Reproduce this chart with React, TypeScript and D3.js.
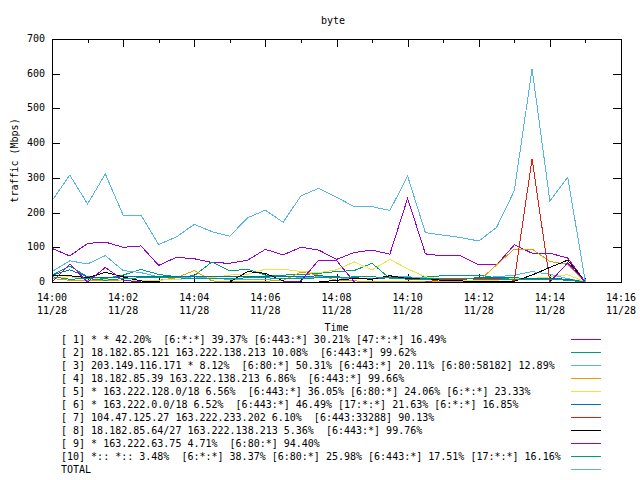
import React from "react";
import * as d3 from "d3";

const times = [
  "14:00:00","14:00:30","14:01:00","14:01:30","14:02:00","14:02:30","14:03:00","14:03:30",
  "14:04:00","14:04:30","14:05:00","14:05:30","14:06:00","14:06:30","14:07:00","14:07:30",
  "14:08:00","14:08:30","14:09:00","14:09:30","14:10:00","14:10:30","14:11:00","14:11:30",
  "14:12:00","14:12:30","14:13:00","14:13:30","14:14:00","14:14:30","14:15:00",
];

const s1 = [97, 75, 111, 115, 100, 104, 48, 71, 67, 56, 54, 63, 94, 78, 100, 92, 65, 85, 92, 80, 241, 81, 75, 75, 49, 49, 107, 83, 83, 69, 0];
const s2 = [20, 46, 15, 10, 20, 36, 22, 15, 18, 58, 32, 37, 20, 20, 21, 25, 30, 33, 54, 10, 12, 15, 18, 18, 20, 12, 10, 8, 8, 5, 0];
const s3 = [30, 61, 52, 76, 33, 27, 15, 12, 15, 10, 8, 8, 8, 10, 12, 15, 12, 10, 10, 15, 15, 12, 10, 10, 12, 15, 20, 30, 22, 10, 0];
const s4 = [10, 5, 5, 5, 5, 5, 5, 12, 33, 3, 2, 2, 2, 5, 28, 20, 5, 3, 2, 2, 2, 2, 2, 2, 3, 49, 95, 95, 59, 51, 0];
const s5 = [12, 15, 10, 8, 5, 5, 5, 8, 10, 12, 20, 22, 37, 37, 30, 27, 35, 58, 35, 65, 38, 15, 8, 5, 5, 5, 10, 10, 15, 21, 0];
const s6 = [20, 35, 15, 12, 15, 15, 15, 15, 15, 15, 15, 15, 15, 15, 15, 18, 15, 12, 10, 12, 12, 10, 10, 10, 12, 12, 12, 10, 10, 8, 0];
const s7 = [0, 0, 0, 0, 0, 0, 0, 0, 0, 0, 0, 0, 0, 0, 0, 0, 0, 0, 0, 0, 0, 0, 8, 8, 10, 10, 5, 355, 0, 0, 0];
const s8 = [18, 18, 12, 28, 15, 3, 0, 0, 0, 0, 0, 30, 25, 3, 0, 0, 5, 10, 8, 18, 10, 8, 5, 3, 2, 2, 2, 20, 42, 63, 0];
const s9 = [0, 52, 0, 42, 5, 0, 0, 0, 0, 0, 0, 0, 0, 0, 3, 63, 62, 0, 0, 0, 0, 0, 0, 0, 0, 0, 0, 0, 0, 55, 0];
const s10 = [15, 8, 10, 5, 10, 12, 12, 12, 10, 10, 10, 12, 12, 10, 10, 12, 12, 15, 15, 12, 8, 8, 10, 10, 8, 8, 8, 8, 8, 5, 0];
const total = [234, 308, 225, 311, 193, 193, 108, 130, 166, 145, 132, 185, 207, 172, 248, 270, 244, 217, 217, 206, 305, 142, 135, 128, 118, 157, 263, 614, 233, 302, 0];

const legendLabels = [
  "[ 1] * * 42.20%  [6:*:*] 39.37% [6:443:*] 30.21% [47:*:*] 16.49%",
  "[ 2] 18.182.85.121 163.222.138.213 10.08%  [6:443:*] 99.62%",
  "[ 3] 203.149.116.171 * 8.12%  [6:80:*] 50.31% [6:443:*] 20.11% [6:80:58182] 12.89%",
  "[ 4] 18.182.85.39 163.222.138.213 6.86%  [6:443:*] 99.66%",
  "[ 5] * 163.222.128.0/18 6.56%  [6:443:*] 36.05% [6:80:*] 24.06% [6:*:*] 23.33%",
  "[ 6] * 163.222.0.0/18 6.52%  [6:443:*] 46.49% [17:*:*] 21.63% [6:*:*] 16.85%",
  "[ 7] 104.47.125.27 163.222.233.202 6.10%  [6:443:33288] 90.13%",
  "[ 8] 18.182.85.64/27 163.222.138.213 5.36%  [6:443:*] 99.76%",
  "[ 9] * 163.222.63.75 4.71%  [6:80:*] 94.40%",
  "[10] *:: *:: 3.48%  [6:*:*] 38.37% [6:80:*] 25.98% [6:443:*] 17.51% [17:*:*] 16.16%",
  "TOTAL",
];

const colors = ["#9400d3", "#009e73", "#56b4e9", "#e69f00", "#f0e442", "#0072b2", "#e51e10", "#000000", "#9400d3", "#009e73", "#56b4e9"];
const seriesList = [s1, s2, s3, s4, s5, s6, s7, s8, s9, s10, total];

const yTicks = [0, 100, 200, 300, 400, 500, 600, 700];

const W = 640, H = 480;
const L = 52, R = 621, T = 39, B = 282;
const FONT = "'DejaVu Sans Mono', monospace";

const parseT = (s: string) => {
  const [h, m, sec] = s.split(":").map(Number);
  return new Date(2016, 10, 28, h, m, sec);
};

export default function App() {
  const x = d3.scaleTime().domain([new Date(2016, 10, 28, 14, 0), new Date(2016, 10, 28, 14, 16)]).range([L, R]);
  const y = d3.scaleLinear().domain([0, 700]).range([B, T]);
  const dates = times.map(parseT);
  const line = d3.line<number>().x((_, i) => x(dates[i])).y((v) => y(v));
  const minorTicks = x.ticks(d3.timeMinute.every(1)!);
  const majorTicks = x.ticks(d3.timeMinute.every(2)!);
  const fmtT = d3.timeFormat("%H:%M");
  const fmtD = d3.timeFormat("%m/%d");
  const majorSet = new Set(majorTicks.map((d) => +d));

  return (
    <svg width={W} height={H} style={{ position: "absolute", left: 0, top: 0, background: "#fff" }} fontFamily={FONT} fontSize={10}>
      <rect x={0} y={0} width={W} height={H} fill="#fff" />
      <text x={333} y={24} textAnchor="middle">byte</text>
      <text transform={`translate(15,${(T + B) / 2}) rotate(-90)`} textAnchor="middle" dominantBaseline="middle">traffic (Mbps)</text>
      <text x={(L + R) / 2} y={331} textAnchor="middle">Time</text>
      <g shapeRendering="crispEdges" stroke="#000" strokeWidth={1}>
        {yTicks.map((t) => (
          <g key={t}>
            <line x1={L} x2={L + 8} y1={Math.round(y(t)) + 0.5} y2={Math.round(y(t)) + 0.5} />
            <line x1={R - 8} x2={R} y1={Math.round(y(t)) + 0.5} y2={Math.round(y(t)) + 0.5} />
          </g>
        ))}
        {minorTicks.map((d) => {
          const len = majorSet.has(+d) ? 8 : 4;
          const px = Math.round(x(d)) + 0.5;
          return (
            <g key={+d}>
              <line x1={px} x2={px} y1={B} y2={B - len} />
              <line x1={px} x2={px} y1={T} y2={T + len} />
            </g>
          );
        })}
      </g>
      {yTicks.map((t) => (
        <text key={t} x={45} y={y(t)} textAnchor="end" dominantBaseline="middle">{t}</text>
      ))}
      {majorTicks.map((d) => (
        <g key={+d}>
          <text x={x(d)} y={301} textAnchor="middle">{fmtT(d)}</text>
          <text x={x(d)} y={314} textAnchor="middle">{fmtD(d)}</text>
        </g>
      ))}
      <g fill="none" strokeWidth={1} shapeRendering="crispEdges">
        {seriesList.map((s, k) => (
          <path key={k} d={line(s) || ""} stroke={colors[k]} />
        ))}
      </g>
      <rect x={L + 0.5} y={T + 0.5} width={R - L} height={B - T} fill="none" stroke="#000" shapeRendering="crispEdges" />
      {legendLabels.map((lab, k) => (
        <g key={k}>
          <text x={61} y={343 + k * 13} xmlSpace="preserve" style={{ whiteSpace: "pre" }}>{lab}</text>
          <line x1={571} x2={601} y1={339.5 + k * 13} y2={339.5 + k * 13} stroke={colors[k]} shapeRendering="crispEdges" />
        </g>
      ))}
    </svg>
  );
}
● ● ●
▶ [Problem]:
Determine the number of lines in the listing that hold the word "React", and supply that number and nothing further.

▶ [Full answer]:
2